● PROBLEM STATEMENT:
Restate the material word for word and leave out anything that is a picture.

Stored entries
(begin)
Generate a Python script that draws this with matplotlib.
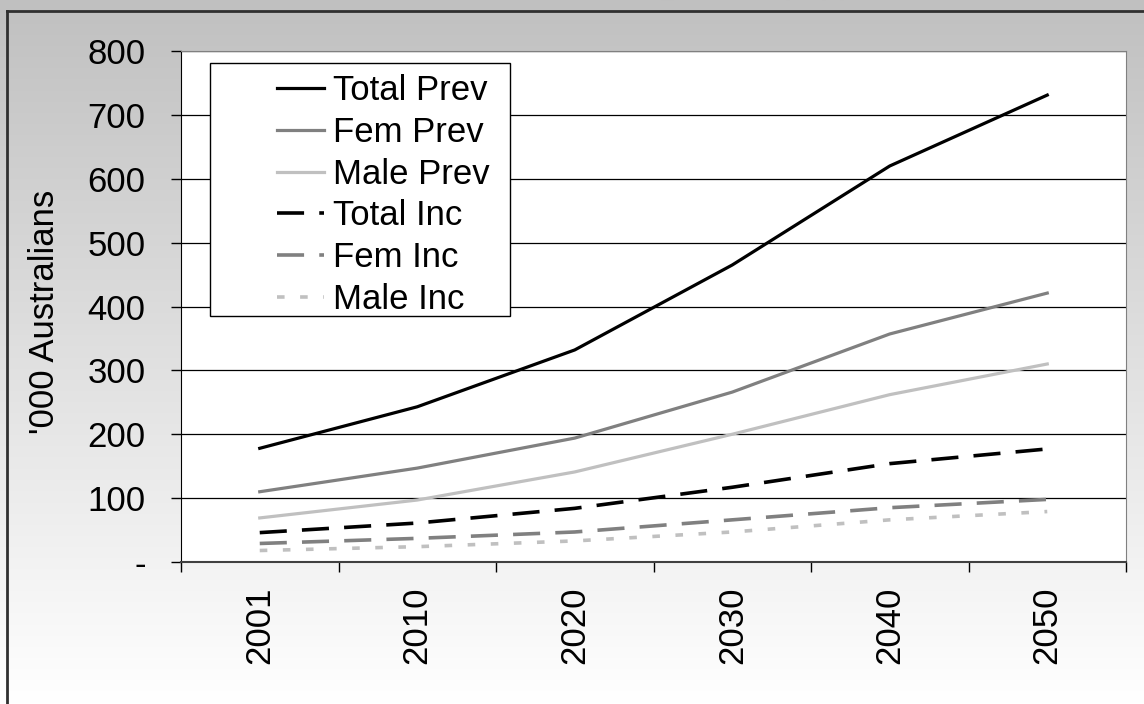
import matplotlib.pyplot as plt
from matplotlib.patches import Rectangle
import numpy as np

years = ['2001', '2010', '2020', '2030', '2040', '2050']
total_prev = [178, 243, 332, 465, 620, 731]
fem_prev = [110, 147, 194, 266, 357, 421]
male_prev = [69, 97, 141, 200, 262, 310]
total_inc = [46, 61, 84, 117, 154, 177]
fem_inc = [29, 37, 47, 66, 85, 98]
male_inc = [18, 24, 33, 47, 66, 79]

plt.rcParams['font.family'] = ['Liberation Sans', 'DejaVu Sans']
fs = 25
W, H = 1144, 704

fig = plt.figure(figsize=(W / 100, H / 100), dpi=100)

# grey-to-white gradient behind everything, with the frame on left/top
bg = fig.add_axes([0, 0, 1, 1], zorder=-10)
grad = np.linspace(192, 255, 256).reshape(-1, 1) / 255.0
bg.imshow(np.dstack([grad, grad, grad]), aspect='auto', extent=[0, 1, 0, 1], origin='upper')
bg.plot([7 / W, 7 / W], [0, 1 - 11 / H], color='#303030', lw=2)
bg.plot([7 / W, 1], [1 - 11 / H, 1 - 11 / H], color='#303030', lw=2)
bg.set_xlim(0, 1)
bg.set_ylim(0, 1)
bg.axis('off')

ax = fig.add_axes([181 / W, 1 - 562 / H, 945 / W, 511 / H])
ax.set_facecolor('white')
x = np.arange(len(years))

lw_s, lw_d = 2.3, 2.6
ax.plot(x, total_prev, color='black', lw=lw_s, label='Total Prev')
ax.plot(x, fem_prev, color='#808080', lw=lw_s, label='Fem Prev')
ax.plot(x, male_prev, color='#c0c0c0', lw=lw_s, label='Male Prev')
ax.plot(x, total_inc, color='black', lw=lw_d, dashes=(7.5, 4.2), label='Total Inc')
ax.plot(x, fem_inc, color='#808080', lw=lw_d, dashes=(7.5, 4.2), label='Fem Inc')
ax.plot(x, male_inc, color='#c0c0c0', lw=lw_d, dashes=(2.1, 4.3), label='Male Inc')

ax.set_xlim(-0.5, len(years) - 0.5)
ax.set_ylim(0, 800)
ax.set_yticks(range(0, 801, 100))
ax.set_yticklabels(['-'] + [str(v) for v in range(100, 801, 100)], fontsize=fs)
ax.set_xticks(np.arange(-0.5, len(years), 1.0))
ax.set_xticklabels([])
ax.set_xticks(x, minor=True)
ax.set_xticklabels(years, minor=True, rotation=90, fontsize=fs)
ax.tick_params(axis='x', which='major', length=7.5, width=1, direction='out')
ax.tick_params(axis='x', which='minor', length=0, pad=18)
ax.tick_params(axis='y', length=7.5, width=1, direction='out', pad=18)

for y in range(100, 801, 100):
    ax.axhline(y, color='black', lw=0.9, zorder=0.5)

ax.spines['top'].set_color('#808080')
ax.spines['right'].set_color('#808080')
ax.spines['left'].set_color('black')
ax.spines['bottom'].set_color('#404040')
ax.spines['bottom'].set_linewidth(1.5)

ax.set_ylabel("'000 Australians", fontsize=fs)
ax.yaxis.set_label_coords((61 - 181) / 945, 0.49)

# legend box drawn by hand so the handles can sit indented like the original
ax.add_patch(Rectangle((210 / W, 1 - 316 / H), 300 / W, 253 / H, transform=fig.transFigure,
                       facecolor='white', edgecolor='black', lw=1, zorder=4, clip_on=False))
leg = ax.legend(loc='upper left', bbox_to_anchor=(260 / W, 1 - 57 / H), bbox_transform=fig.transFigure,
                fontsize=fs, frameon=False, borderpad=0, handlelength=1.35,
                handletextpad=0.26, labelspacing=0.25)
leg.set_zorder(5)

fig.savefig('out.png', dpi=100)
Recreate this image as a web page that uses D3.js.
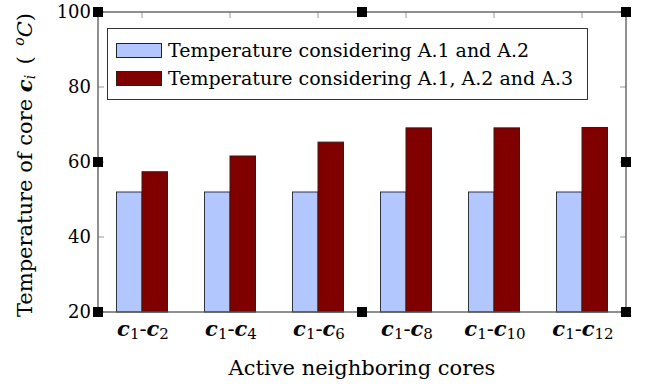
(end)
● RESULT OF THIS EXERCISE:
Generate a Python script that draws this with matplotlib.
import matplotlib.pyplot as plt
from matplotlib.patches import Rectangle
import numpy as np

years = ['2001', '2010', '2020', '2030', '2040', '2050']
total_prev = [178, 243, 332, 465, 620, 731]
fem_prev = [110, 147, 194, 266, 357, 421]
male_prev = [69, 97, 141, 200, 262, 310]
total_inc = [46, 61, 84, 117, 154, 177]
fem_inc = [29, 37, 47, 66, 85, 98]
male_inc = [18, 24, 33, 47, 66, 79]

plt.rcParams['font.family'] = ['Liberation Sans', 'DejaVu Sans']
fs = 25
W, H = 1144, 704

fig = plt.figure(figsize=(W / 100, H / 100), dpi=100)

# grey-to-white gradient behind everything, with the frame on left/top
bg = fig.add_axes([0, 0, 1, 1], zorder=-10)
grad = np.linspace(192, 255, 256).reshape(-1, 1) / 255.0
bg.imshow(np.dstack([grad, grad, grad]), aspect='auto', extent=[0, 1, 0, 1], origin='upper')
bg.plot([7 / W, 7 / W], [0, 1 - 11 / H], color='#303030', lw=2)
bg.plot([7 / W, 1], [1 - 11 / H, 1 - 11 / H], color='#303030', lw=2)
bg.set_xlim(0, 1)
bg.set_ylim(0, 1)
bg.axis('off')

ax = fig.add_axes([181 / W, 1 - 562 / H, 945 / W, 511 / H])
ax.set_facecolor('white')
x = np.arange(len(years))

lw_s, lw_d = 2.3, 2.6
ax.plot(x, total_prev, color='black', lw=lw_s, label='Total Prev')
ax.plot(x, fem_prev, color='#808080', lw=lw_s, label='Fem Prev')
ax.plot(x, male_prev, color='#c0c0c0', lw=lw_s, label='Male Prev')
ax.plot(x, total_inc, color='black', lw=lw_d, dashes=(7.5, 4.2), label='Total Inc')
ax.plot(x, fem_inc, color='#808080', lw=lw_d, dashes=(7.5, 4.2), label='Fem Inc')
ax.plot(x, male_inc, color='#c0c0c0', lw=lw_d, dashes=(2.1, 4.3), label='Male Inc')

ax.set_xlim(-0.5, len(years) - 0.5)
ax.set_ylim(0, 800)
ax.set_yticks(range(0, 801, 100))
ax.set_yticklabels(['-'] + [str(v) for v in range(100, 801, 100)], fontsize=fs)
ax.set_xticks(np.arange(-0.5, len(years), 1.0))
ax.set_xticklabels([])
ax.set_xticks(x, minor=True)
ax.set_xticklabels(years, minor=True, rotation=90, fontsize=fs)
ax.tick_params(axis='x', which='major', length=7.5, width=1, direction='out')
ax.tick_params(axis='x', which='minor', length=0, pad=18)
ax.tick_params(axis='y', length=7.5, width=1, direction='out', pad=18)

for y in range(100, 801, 100):
    ax.axhline(y, color='black', lw=0.9, zorder=0.5)

ax.spines['top'].set_color('#808080')
ax.spines['right'].set_color('#808080')
ax.spines['left'].set_color('black')
ax.spines['bottom'].set_color('#404040')
ax.spines['bottom'].set_linewidth(1.5)

ax.set_ylabel("'000 Australians", fontsize=fs)
ax.yaxis.set_label_coords((61 - 181) / 945, 0.49)

# legend box drawn by hand so the handles can sit indented like the original
ax.add_patch(Rectangle((210 / W, 1 - 316 / H), 300 / W, 253 / H, transform=fig.transFigure,
                       facecolor='white', edgecolor='black', lw=1, zorder=4, clip_on=False))
leg = ax.legend(loc='upper left', bbox_to_anchor=(260 / W, 1 - 57 / H), bbox_transform=fig.transFigure,
                fontsize=fs, frameon=False, borderpad=0, handlelength=1.35,
                handletextpad=0.26, labelspacing=0.25)
leg.set_zorder(5)

fig.savefig('out.png', dpi=100)
Recreate this image as a web page that uses D3.js.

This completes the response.